start MATERIAL PROVIDED

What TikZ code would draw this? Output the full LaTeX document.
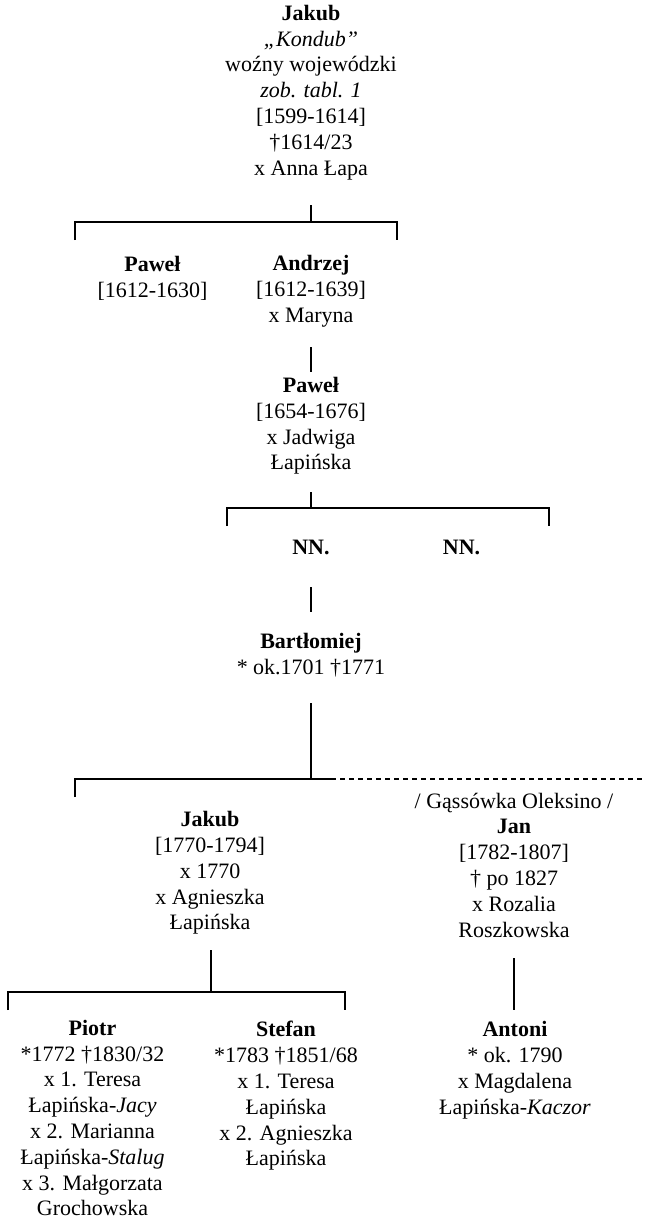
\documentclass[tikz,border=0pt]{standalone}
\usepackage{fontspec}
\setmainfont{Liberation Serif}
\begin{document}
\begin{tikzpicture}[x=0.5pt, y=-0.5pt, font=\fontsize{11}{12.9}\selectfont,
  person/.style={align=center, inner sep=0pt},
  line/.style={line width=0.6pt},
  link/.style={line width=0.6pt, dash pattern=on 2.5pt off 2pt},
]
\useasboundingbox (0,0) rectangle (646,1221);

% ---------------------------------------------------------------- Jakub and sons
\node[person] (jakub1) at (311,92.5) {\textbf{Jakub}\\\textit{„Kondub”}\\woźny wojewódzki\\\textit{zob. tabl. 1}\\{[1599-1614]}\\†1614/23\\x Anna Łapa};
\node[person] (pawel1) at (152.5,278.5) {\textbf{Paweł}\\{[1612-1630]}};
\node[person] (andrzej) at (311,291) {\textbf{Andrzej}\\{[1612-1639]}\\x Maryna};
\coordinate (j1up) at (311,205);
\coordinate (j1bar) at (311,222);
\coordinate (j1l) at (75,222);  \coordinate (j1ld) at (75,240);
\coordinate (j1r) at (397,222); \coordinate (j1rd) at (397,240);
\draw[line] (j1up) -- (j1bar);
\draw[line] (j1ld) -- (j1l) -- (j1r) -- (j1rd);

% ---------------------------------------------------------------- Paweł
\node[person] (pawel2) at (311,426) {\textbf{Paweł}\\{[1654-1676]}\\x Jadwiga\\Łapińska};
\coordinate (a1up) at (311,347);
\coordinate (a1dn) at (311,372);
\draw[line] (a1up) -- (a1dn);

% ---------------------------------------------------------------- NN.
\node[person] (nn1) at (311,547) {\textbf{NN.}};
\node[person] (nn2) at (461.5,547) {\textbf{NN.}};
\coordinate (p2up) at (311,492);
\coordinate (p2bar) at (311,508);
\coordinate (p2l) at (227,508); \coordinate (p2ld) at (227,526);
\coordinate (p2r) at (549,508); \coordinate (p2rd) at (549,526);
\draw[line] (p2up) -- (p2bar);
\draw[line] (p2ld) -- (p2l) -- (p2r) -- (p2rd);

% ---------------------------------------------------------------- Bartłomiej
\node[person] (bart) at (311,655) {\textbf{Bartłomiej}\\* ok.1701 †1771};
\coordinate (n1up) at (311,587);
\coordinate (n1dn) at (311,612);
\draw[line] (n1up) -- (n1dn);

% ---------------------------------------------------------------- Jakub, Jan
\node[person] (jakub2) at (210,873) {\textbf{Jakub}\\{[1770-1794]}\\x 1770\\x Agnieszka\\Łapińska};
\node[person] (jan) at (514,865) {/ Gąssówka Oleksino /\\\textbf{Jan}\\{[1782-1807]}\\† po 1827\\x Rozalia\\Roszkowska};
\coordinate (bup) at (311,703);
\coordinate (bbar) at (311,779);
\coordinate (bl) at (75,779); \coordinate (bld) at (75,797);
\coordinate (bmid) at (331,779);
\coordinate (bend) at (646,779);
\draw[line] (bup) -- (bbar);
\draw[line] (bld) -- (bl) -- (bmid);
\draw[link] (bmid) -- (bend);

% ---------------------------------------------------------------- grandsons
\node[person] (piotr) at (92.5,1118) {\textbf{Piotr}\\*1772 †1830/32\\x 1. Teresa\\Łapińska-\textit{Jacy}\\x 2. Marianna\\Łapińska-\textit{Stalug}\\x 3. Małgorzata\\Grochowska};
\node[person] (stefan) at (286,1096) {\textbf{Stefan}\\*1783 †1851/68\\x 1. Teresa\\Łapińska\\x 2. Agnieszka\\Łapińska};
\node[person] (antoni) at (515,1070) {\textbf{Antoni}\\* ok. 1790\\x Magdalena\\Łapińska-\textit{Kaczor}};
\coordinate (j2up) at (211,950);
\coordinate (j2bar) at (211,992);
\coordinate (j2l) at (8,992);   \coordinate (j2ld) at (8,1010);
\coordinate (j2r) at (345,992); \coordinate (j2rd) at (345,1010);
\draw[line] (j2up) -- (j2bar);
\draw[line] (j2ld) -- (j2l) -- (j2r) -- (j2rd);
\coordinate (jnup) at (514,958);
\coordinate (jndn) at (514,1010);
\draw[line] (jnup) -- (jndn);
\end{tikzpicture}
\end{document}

end MATERIAL PROVIDED

WORK TO BE COMPLETED:
Pictures excluded, repeat exactly the lines from the top of the material through the line with "(a1up) -- (a1dn);", including both of those lines.

COMPLETED EXERCISE:
What TikZ code would draw this? Output the full LaTeX document.
\documentclass[tikz,border=0pt]{standalone}
\usepackage{fontspec}
\setmainfont{Liberation Serif}
\begin{document}
\begin{tikzpicture}[x=0.5pt, y=-0.5pt, font=\fontsize{11}{12.9}\selectfont,
  person/.style={align=center, inner sep=0pt},
  line/.style={line width=0.6pt},
  link/.style={line width=0.6pt, dash pattern=on 2.5pt off 2pt},
]
\useasboundingbox (0,0) rectangle (646,1221);

% ---------------------------------------------------------------- Jakub and sons
\node[person] (jakub1) at (311,92.5) {\textbf{Jakub}\\\textit{„Kondub”}\\woźny wojewódzki\\\textit{zob. tabl. 1}\\{[1599-1614]}\\†1614/23\\x Anna Łapa};
\node[person] (pawel1) at (152.5,278.5) {\textbf{Paweł}\\{[1612-1630]}};
\node[person] (andrzej) at (311,291) {\textbf{Andrzej}\\{[1612-1639]}\\x Maryna};
\coordinate (j1up) at (311,205);
\coordinate (j1bar) at (311,222);
\coordinate (j1l) at (75,222);  \coordinate (j1ld) at (75,240);
\coordinate (j1r) at (397,222); \coordinate (j1rd) at (397,240);
\draw[line] (j1up) -- (j1bar);
\draw[line] (j1ld) -- (j1l) -- (j1r) -- (j1rd);

% ---------------------------------------------------------------- Paweł
\node[person] (pawel2) at (311,426) {\textbf{Paweł}\\{[1654-1676]}\\x Jadwiga\\Łapińska};
\coordinate (a1up) at (311,347);
\coordinate (a1dn) at (311,372);
\draw[line] (a1up) -- (a1dn);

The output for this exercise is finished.